The Hadoop open-source software framework is widely used for reliable, and scalable distributed computing on a cluster of machines.
This competency area includes implementing advanced parallelism, implementing Counters, performing basic queries and subqueries in Hive, among others.
- Implement advanced parallelism in MapReduce using a Combiner - Difference between a reducer and a combiner, using custom writable data types. Applicable for Developer.
- Use Partitioners to control the number of reducers - Configure the right partition based on the use case. Applicable for Developer.
- Implement Counters - To log mapper and reducer statistics, customize statistics using counters in code. Applicable for Developer.
- Configure Map, Shuffle/Reduce, and Job parameters - Optimize disk space, memory, and other resource usages.
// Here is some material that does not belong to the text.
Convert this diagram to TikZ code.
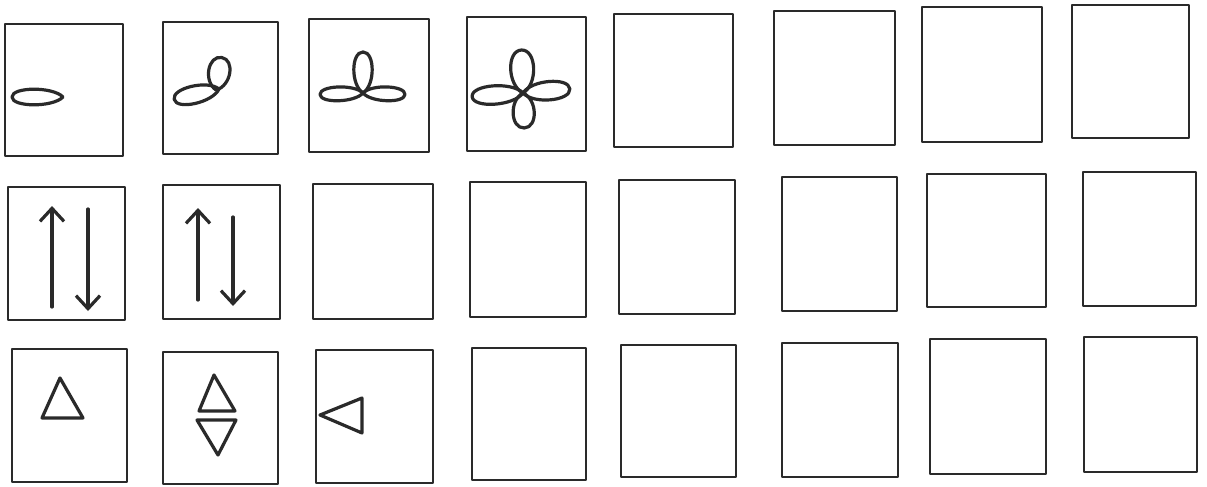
\documentclass[tikz,border=0pt]{standalone}
\usetikzlibrary{arrows.meta}
\definecolor{ink}{HTML}{2A2A2A}
\tikzset{
  frame/.style={draw=ink, line width=2.6pt, line join=round},
  shp/.style={draw=ink, line width=3.2pt, line join=round, line cap=round},
  arr/.style={shp, -{Straight Barb[length=13pt, width=24pt, line width=3.2pt]}},
}
\newcommand{\petal}[5]{%
  \draw[shp, shift={(#1,#2)}, rotate=#3]
    (0,0) .. controls (0.2*#4, -1.25*#5) and (#4, -1.2*#5) .. (#4,0)
          .. controls (#4, 1.2*#5) and (0.2*#4, 1.25*#5) .. (0,0);}
\begin{document}
\begin{tikzpicture}[x=1pt, y=-1pt]
\useasboundingbox[fill=white] (0,0) rectangle (1207,487);
% ---- row 1 frames
\draw[frame] (5,24) rectangle (123,156);
\draw[frame] (163,22) rectangle (278,154);
\draw[frame] (309,19) rectangle (429,152);
\draw[frame] (467,17) rectangle (586,151);
\draw[frame] (614,14) rectangle (733,147);
\draw[frame] (774,11) rectangle (895,145);
\draw[frame] (922,7) rectangle (1042,142);
\draw[frame] (1072,5) rectangle (1189,138);
% ---- row 2 frames
\draw[frame] (8,187) rectangle (125,320);
\draw[frame] (163,185) rectangle (280,319);
\draw[frame] (313,184) rectangle (433,319);
\draw[frame] (470,182) rectangle (586,317);
\draw[frame] (619,180) rectangle (735,314);
\draw[frame] (782,177) rectangle (897,311);
\draw[frame] (927,174) rectangle (1046,307);
\draw[frame] (1083,172) rectangle (1196,306);
% ---- row 3 frames
\draw[frame] (12,349) rectangle (127,482);
\draw[frame] (163,352) rectangle (278,484);
\draw[frame] (316,350) rectangle (433,483);
\draw[frame] (472,348) rectangle (586,480);
\draw[frame] (621,345) rectangle (736,477);
\draw[frame] (782,343) rectangle (898,477);
\draw[frame] (930,339) rectangle (1046,474);
\draw[frame] (1084,337) rectangle (1197,472);
% ---- row 1 figures (petals)
\petal{63}{97}{180}{51}{8.5}
\petal{219}{89}{193}{46}{9.5}
\petal{216}{90}{80}{33}{11.5}
\petal{363}{93}{182}{43}{7.5}
\petal{363}{93}{-2}{42}{7.5}
\petal{363}{93}{90}{41}{10}
\petal{523}{93}{184}{51}{10}
\petal{523}{93}{5}{47}{10}
\petal{523}{93}{92}{43}{12.5}
\petal{523}{93}{272}{35}{11.5}
% ---- row 2 arrows
\draw[arr] (52,307) -- (52,206);
\draw[arr] (88,209) -- (88,311);
\draw[arr] (198,300) -- (198,208);
\draw[arr] (233,217) -- (233,306);
% ---- row 3 triangles
\draw[shp] (60,378) -- (42,418) -- (83,418) -- cycle;
\draw[shp] (214,375) -- (199,411) -- (235,411) -- cycle;
\draw[shp] (197,420) -- (236,420) -- (218,455) -- cycle;
\draw[shp] (320,415) -- (362,398) -- (362,433) -- cycle;
\end{tikzpicture}
\end{document}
Applicable for Administration, Developer.
- Configure High Availability for the namenode using QJM - Configure machines to run the JournalNodes for HA. Applicable for Administration, Developer.
- Install and set up Hive for data warehousing with Hadoop - Set up Hive to work with a Hadoop installation. Applicable for Operations, Developer.
- Perform basic queries and subqueries in Hive - Run basic queries using the Beeline or HCatalog CLI. Applicable for Analyst, Developer.
- Execute windowing and analytic functions and aggregations in Hive - Perform joins, window operations, grouping, rollup. Applicable for Analyst, Developer.
- Configure Hadoop Ozone for Object Storage with Hadoop - Work with Ozone using the command line and programming libraries. Applicable for Operations, Developer.